Objective => Look for the string "this" and copy every line that has it.

Supplied material =>
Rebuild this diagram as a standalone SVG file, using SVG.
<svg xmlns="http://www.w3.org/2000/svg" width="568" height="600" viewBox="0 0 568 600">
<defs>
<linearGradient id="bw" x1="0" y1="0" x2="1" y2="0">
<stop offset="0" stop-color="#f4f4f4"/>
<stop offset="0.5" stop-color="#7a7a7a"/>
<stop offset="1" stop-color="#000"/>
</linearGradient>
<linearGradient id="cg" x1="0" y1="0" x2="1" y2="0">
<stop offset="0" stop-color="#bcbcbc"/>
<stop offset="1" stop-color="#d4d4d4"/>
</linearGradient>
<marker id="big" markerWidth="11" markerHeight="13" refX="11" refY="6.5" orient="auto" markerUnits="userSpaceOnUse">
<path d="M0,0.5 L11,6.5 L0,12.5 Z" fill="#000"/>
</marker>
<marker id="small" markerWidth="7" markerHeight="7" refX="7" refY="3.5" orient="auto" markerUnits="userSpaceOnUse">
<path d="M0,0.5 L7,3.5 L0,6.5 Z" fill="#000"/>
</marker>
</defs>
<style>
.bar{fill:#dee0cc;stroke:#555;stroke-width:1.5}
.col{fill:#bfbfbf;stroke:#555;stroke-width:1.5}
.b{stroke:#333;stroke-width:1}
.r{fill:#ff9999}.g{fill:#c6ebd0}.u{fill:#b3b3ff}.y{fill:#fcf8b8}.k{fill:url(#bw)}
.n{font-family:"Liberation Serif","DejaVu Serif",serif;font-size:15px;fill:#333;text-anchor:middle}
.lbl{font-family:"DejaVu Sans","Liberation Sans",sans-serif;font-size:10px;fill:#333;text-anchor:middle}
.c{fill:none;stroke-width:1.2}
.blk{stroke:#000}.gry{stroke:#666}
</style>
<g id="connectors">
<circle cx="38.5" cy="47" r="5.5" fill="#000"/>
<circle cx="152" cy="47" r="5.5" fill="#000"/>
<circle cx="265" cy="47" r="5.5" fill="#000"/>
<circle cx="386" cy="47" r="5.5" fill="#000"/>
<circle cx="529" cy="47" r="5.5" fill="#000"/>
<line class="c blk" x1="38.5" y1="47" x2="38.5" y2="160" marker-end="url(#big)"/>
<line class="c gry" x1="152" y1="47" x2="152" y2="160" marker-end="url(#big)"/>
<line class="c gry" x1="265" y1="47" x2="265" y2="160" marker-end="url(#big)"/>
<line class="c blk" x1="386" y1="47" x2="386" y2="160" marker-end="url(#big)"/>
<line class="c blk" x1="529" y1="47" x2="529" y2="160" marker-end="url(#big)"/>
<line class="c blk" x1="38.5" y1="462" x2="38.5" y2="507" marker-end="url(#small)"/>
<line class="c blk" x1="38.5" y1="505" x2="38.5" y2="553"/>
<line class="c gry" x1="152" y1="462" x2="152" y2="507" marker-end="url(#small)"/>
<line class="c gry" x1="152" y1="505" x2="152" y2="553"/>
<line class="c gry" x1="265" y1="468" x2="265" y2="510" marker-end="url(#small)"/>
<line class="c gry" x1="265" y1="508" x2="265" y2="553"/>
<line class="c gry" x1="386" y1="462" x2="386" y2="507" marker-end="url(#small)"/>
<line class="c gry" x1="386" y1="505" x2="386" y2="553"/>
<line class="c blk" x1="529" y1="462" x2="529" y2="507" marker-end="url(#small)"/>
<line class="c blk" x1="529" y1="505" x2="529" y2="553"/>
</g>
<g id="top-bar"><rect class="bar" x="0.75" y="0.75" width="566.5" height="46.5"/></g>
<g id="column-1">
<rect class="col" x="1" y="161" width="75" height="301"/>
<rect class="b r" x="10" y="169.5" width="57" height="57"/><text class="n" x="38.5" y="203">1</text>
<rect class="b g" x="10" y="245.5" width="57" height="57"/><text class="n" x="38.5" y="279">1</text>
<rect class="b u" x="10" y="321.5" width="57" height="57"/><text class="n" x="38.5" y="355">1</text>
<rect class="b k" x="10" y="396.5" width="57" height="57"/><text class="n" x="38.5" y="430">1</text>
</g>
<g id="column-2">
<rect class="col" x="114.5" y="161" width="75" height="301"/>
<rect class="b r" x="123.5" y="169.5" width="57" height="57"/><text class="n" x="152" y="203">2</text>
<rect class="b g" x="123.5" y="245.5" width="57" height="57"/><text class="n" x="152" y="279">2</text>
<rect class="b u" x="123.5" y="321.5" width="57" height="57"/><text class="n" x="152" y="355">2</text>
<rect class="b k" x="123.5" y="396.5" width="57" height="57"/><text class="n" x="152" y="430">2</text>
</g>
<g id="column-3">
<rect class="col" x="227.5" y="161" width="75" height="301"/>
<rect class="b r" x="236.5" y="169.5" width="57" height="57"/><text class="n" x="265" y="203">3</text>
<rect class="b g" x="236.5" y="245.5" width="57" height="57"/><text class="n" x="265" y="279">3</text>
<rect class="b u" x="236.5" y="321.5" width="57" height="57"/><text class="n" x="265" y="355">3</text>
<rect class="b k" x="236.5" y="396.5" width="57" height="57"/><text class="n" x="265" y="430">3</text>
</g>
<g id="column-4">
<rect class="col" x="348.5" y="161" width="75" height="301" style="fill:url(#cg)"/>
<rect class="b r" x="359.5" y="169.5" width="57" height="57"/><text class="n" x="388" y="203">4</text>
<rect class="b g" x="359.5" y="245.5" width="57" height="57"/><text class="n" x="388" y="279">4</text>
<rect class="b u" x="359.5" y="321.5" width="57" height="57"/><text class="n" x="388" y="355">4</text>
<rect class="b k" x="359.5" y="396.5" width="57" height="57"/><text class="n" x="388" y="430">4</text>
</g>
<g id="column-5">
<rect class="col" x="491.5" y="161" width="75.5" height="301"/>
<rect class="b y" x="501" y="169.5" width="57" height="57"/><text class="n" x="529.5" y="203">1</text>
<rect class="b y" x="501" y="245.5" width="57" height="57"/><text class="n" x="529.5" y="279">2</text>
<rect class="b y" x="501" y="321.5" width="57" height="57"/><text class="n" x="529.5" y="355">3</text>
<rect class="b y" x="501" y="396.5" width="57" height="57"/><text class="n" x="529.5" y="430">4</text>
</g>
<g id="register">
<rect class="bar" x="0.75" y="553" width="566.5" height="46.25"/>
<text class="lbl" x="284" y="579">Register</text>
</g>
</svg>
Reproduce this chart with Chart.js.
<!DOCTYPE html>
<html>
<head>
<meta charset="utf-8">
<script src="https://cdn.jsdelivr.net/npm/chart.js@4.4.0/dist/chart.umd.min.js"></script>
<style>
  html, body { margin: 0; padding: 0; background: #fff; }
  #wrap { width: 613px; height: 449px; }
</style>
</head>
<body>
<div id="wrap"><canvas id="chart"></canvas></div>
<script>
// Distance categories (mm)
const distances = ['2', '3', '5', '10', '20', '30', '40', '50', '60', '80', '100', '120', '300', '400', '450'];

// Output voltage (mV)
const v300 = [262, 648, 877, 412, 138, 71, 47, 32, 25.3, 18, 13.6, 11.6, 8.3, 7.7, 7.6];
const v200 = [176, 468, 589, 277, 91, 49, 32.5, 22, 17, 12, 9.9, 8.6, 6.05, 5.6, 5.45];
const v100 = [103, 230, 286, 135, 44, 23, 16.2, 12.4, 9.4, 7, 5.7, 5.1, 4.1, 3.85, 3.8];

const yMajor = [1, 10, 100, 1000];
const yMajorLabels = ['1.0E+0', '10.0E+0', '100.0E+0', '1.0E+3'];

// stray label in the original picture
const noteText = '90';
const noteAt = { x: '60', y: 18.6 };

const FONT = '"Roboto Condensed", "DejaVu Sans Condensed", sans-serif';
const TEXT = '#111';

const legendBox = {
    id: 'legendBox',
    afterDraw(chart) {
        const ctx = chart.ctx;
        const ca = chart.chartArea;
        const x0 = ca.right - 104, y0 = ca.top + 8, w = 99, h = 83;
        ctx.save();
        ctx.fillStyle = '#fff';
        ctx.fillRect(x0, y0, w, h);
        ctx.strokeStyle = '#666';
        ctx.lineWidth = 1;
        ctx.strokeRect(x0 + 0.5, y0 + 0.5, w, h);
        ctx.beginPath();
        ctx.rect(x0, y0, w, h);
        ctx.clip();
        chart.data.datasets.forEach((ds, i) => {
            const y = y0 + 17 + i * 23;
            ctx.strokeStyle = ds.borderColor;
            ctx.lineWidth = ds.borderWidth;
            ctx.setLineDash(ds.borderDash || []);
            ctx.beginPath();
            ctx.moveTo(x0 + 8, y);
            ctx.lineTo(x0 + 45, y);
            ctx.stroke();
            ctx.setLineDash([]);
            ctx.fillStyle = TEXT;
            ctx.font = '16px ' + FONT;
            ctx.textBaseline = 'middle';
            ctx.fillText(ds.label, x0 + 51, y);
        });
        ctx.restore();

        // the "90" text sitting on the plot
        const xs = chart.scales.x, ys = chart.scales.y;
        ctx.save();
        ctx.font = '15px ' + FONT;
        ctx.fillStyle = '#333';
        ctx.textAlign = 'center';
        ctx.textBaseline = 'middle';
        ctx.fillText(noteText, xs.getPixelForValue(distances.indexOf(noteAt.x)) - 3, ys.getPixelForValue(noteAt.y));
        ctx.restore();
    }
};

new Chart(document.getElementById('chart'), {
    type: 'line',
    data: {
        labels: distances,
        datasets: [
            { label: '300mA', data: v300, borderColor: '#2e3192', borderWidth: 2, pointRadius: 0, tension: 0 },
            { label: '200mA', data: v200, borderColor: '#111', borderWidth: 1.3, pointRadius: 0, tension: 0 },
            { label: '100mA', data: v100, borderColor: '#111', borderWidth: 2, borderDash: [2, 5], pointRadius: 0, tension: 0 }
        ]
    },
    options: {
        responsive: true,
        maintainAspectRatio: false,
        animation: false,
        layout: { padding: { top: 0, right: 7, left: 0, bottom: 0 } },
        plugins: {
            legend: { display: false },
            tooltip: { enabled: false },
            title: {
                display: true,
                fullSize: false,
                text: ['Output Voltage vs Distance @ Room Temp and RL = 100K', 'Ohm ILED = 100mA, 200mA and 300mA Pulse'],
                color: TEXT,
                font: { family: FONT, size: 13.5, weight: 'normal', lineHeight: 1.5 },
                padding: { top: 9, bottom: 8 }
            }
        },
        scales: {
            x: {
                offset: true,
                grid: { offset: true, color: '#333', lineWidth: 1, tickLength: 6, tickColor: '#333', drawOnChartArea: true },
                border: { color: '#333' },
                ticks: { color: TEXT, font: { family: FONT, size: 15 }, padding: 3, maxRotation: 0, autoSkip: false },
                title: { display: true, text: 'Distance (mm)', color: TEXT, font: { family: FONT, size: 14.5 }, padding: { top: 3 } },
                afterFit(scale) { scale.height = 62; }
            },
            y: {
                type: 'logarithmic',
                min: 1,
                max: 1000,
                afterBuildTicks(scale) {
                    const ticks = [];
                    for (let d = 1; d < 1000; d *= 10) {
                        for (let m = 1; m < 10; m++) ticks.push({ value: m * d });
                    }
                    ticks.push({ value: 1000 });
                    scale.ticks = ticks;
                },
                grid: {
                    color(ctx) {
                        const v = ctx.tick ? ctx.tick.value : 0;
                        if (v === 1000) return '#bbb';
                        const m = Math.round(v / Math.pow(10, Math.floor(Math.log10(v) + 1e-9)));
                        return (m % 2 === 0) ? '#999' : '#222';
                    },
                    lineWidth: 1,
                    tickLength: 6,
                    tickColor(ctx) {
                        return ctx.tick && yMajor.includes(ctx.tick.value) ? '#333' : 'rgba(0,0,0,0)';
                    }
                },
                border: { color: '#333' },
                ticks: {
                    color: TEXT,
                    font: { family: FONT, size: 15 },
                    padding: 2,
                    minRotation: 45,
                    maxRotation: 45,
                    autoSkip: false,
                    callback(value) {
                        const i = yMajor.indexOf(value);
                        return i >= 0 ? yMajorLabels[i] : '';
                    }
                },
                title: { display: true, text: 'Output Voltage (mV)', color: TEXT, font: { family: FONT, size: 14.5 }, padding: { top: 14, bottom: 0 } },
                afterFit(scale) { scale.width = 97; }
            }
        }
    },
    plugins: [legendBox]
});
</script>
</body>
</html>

Exercise solution =>
Rebuild this diagram as a standalone SVG file, using SVG.
Reproduce this chart with Chart.js.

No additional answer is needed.